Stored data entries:
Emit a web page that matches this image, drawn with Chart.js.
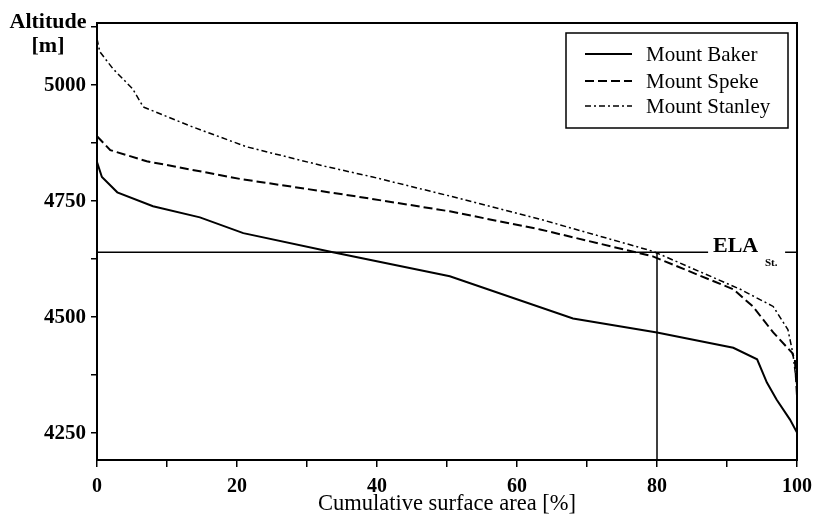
<!DOCTYPE html>
<html>
<head>
<meta charset="utf-8">
<script src="https://cdn.jsdelivr.net/npm/chart.js@4.4.0/dist/chart.umd.min.js"></script>
<style>
  body { margin: 0; background: #fff; }
  #wrap { width: 814px; height: 518px; }
</style>
</head>
<body>
<div id="wrap"><canvas id="chart"></canvas></div>
<script>
// cumulative surface area [%] and altitude [m] per glacier
var bakerX = [0, 0.7, 2.9, 8, 14.7, 20.9, 33.7, 50.4, 68, 80, 90.9, 94.3, 95.7, 97.1, 99, 100, 100];
var bakerY = [4834, 4802, 4769, 4739, 4715, 4681, 4640, 4588, 4497, 4467, 4434, 4409, 4359, 4322, 4279, 4251, 4230];
var spekeX = [0, 1.9, 7.1, 20.4, 36.7, 50.4, 63.3, 79.4, 90.9, 93.7, 96.6, 99.3, 99.7, 100];
var spekeY = [4890, 4860, 4836, 4798, 4761, 4728, 4689, 4631, 4560, 4523, 4467, 4423, 4408, 4330];
var stanleyX = [0, 0.4, 2.3, 5.1, 6.1, 6.6, 13.3, 21.4, 32.3, 39.4, 50.4, 63.3, 79.4, 91.9, 96.6, 98.7, 99.4, 100, 100];
var stanleyY = [5100, 5072, 5035, 4992, 4966, 4953, 4912, 4867, 4826, 4802, 4761, 4711, 4642, 4560, 4523, 4473, 4423, 4350, 4290];

var seriesNames = ["Mount Baker", "Mount Speke", "Mount Stanley"];
var yTicks = [4250, 4375, 4500, 4625, 4750, 4875, 5000, 5125];
var ela = 4640;      // ELA of Mount Stanley
var elaArea = 80;    // % of area above ELA

var serif = "'Liberation Serif', 'DejaVu Serif', serif";

function toPoints(xs, ys) {
  var pts = [];
  for (var i = 0; i < xs.length; i++) {
    pts.push({ x: xs[i], y: ys[i] });
  }
  return pts;
}

// frame, ELA lines, legend and y title
var extras = {
  id: "extras",
  afterDatasetsDraw: function(chart) {
    var ctx = chart.ctx;
    var a = chart.chartArea;
    var xs = chart.scales.x, ys = chart.scales.y;
    var yE = ys.getPixelForValue(ela);
    var xE = xs.getPixelForValue(elaArea);

    ctx.save();
    ctx.strokeStyle = "#000";
    ctx.lineWidth = 1.5;
    ctx.beginPath();
    ctx.moveTo(a.left, yE);
    ctx.lineTo(xs.getPixelForValue(87.3), yE);
    ctx.moveTo(xs.getPixelForValue(98.3), yE);
    ctx.lineTo(a.right, yE);
    ctx.moveTo(xE, yE);
    ctx.lineTo(xE, a.bottom);
    ctx.stroke();

    ctx.fillStyle = "#000";
    ctx.textBaseline = "alphabetic";
    ctx.textAlign = "left";
    ctx.font = "bold 22px " + serif;
    ctx.fillText("ELA", 713, 252);
    ctx.font = "bold 11px " + serif;
    ctx.fillText("St.", 765, 266);

    // frame
    ctx.lineWidth = 2;
    ctx.strokeRect(a.left, a.top, a.right - a.left, a.bottom - a.top);

    // legend box
    ctx.lineWidth = 1.5;
    ctx.strokeRect(566, 33, 222, 95);
    var rows = [54, 81, 106];
    ctx.font = "21px " + serif;
    ctx.textBaseline = "middle";
    for (var i = 0; i < chart.data.datasets.length; i++) {
      var ds = chart.data.datasets[i];
      ctx.beginPath();
      ctx.setLineDash(ds.borderDash || []);
      ctx.lineWidth = ds.borderWidth;
      ctx.moveTo(585, rows[i]);
      ctx.lineTo(632, rows[i]);
      ctx.stroke();
      ctx.setLineDash([]);
      ctx.fillText(ds.label, 646, rows[i] + 1);
    }

    // y axis title
    ctx.font = "bold 22px " + serif;
    ctx.textAlign = "center";
    ctx.textBaseline = "alphabetic";
    ctx.fillText("Altitude", 48, 28);
    ctx.fillText("[m]", 48, 52);
    ctx.restore();
  }
};

new Chart(document.getElementById("chart"), {
  type: "line",
  data: {
    datasets: [
      { label: seriesNames[0], data: toPoints(bakerX, bakerY), borderColor: "#000", borderWidth: 2, borderDash: [] },
      { label: seriesNames[1], data: toPoints(spekeX, spekeY), borderColor: "#000", borderWidth: 2, borderDash: [9, 4] },
      { label: seriesNames[2], data: toPoints(stanleyX, stanleyY), borderColor: "#000", borderWidth: 1.5, borderDash: [6, 3, 2, 3] }
    ]
  },
  options: {
    responsive: true,
    maintainAspectRatio: false,
    animation: false,
    elements: { point: { radius: 0 }, line: { tension: 0, fill: false } },
    layout: { padding: { top: 23, right: 17, left: 0, bottom: 0 } },
    plugins: { legend: { display: false }, tooltip: { enabled: false } },
    scales: {
      x: {
        type: "linear",
        min: 0,
        max: 100,
        afterFit: function(s) {
          s.height = 58;
          s.paddingLeft = 0;
          s.paddingRight = 0;
        },
        ticks: {
          stepSize: 10,
          color: "#000",
          padding: 8,
          maxRotation: 0,
          font: { family: serif, size: 20, weight: "bold" },
          callback: function(v) { return v % 20 === 0 ? v : ""; }
        },
        grid: { drawOnChartArea: false, color: "#000", tickLength: 7, lineWidth: 1.5 },
        border: { color: "#000", width: 2 },
        title: {
          display: true,
          text: "Cumulative surface area [%]",
          color: "#000",
          padding: 0,
          font: { family: serif, size: 22.5 }
        }
      },
      y: {
        type: "linear",
        min: 4192,
        max: 5134,
        afterFit: function(s) { s.width = 97; },
        afterBuildTicks: function(s) {
          s.ticks = yTicks.map(function(v) { return { value: v }; });
        },
        ticks: {
          color: "#000",
          padding: 5,
          font: { family: serif, size: 21, weight: "bold" },
          callback: function(v) { return v % 250 === 0 ? v : ""; }
        },
        grid: { drawOnChartArea: false, color: "#000", tickLength: 6, lineWidth: 1.5 },
        border: { color: "#000", width: 2 }
      }
    }
  },
  plugins: [extras]
});
</script>
</body>
</html>
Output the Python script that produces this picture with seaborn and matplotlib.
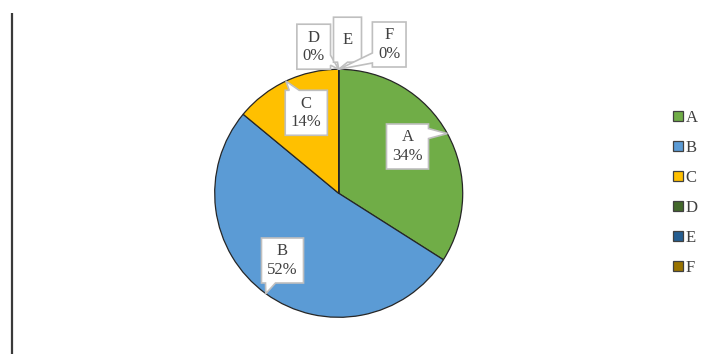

The task: Quote the material word for word, dropping any images it holds.

Reply:
Emit a web page that matches this image, drawn with Chart.js.
<!DOCTYPE html>
<html>
<head>
<meta charset="utf-8">
<script src="https://cdn.jsdelivr.net/npm/chart.js@4.4.0/dist/chart.umd.min.js"></script>
<style>
  body { margin: 0; background: #fff; }
  #wrap { width: 814px; height: 518px; }
</style>
</head>
<body>
<div id="wrap"><canvas id="chart"></canvas></div>
<script>
// cumulative surface area [%] and altitude [m] per glacier
var bakerX = [0, 0.7, 2.9, 8, 14.7, 20.9, 33.7, 50.4, 68, 80, 90.9, 94.3, 95.7, 97.1, 99, 100, 100];
var bakerY = [4834, 4802, 4769, 4739, 4715, 4681, 4640, 4588, 4497, 4467, 4434, 4409, 4359, 4322, 4279, 4251, 4230];
var spekeX = [0, 1.9, 7.1, 20.4, 36.7, 50.4, 63.3, 79.4, 90.9, 93.7, 96.6, 99.3, 99.7, 100];
var spekeY = [4890, 4860, 4836, 4798, 4761, 4728, 4689, 4631, 4560, 4523, 4467, 4423, 4408, 4330];
var stanleyX = [0, 0.4, 2.3, 5.1, 6.1, 6.6, 13.3, 21.4, 32.3, 39.4, 50.4, 63.3, 79.4, 91.9, 96.6, 98.7, 99.4, 100, 100];
var stanleyY = [5100, 5072, 5035, 4992, 4966, 4953, 4912, 4867, 4826, 4802, 4761, 4711, 4642, 4560, 4523, 4473, 4423, 4350, 4290];

var seriesNames = ["Mount Baker", "Mount Speke", "Mount Stanley"];
var yTicks = [4250, 4375, 4500, 4625, 4750, 4875, 5000, 5125];
var ela = 4640;      // ELA of Mount Stanley
var elaArea = 80;    // % of area above ELA

var serif = "'Liberation Serif', 'DejaVu Serif', serif";

function toPoints(xs, ys) {
  var pts = [];
  for (var i = 0; i < xs.length; i++) {
    pts.push({ x: xs[i], y: ys[i] });
  }
  return pts;
}

// frame, ELA lines, legend and y title
var extras = {
  id: "extras",
  afterDatasetsDraw: function(chart) {
    var ctx = chart.ctx;
    var a = chart.chartArea;
    var xs = chart.scales.x, ys = chart.scales.y;
    var yE = ys.getPixelForValue(ela);
    var xE = xs.getPixelForValue(elaArea);

    ctx.save();
    ctx.strokeStyle = "#000";
    ctx.lineWidth = 1.5;
    ctx.beginPath();
    ctx.moveTo(a.left, yE);
    ctx.lineTo(xs.getPixelForValue(87.3), yE);
    ctx.moveTo(xs.getPixelForValue(98.3), yE);
    ctx.lineTo(a.right, yE);
    ctx.moveTo(xE, yE);
    ctx.lineTo(xE, a.bottom);
    ctx.stroke();

    ctx.fillStyle = "#000";
    ctx.textBaseline = "alphabetic";
    ctx.textAlign = "left";
    ctx.font = "bold 22px " + serif;
    ctx.fillText("ELA", 713, 252);
    ctx.font = "bold 11px " + serif;
    ctx.fillText("St.", 765, 266);

    // frame
    ctx.lineWidth = 2;
    ctx.strokeRect(a.left, a.top, a.right - a.left, a.bottom - a.top);

    // legend box
    ctx.lineWidth = 1.5;
    ctx.strokeRect(566, 33, 222, 95);
    var rows = [54, 81, 106];
    ctx.font = "21px " + serif;
    ctx.textBaseline = "middle";
    for (var i = 0; i < chart.data.datasets.length; i++) {
      var ds = chart.data.datasets[i];
      ctx.beginPath();
      ctx.setLineDash(ds.borderDash || []);
      ctx.lineWidth = ds.borderWidth;
      ctx.moveTo(585, rows[i]);
      ctx.lineTo(632, rows[i]);
      ctx.stroke();
      ctx.setLineDash([]);
      ctx.fillText(ds.label, 646, rows[i] + 1);
    }

    // y axis title
    ctx.font = "bold 22px " + serif;
    ctx.textAlign = "center";
    ctx.textBaseline = "alphabetic";
    ctx.fillText("Altitude", 48, 28);
    ctx.fillText("[m]", 48, 52);
    ctx.restore();
  }
};

new Chart(document.getElementById("chart"), {
  type: "line",
  data: {
    datasets: [
      { label: seriesNames[0], data: toPoints(bakerX, bakerY), borderColor: "#000", borderWidth: 2, borderDash: [] },
      { label: seriesNames[1], data: toPoints(spekeX, spekeY), borderColor: "#000", borderWidth: 2, borderDash: [9, 4] },
      { label: seriesNames[2], data: toPoints(stanleyX, stanleyY), borderColor: "#000", borderWidth: 1.5, borderDash: [6, 3, 2, 3] }
    ]
  },
  options: {
    responsive: true,
    maintainAspectRatio: false,
    animation: false,
    elements: { point: { radius: 0 }, line: { tension: 0, fill: false } },
    layout: { padding: { top: 23, right: 17, left: 0, bottom: 0 } },
    plugins: { legend: { display: false }, tooltip: { enabled: false } },
    scales: {
      x: {
        type: "linear",
        min: 0,
        max: 100,
        afterFit: function(s) {
          s.height = 58;
          s.paddingLeft = 0;
          s.paddingRight = 0;
        },
        ticks: {
          stepSize: 10,
          color: "#000",
          padding: 8,
          maxRotation: 0,
          font: { family: serif, size: 20, weight: "bold" },
          callback: function(v) { return v % 20 === 0 ? v : ""; }
        },
        grid: { drawOnChartArea: false, color: "#000", tickLength: 7, lineWidth: 1.5 },
        border: { color: "#000", width: 2 },
        title: {
          display: true,
          text: "Cumulative surface area [%]",
          color: "#000",
          padding: 0,
          font: { family: serif, size: 22.5 }
        }
      },
      y: {
        type: "linear",
        min: 4192,
        max: 5134,
        afterFit: function(s) { s.width = 97; },
        afterBuildTicks: function(s) {
          s.ticks = yTicks.map(function(v) { return { value: v }; });
        },
        ticks: {
          color: "#000",
          padding: 5,
          font: { family: serif, size: 21, weight: "bold" },
          callback: function(v) { return v % 250 === 0 ? v : ""; }
        },
        grid: { drawOnChartArea: false, color: "#000", tickLength: 6, lineWidth: 1.5 },
        border: { color: "#000", width: 2 }
      }
    }
  },
  plugins: [extras]
});
</script>
</body>
</html>
Output the Python script that produces this picture with seaborn and matplotlib.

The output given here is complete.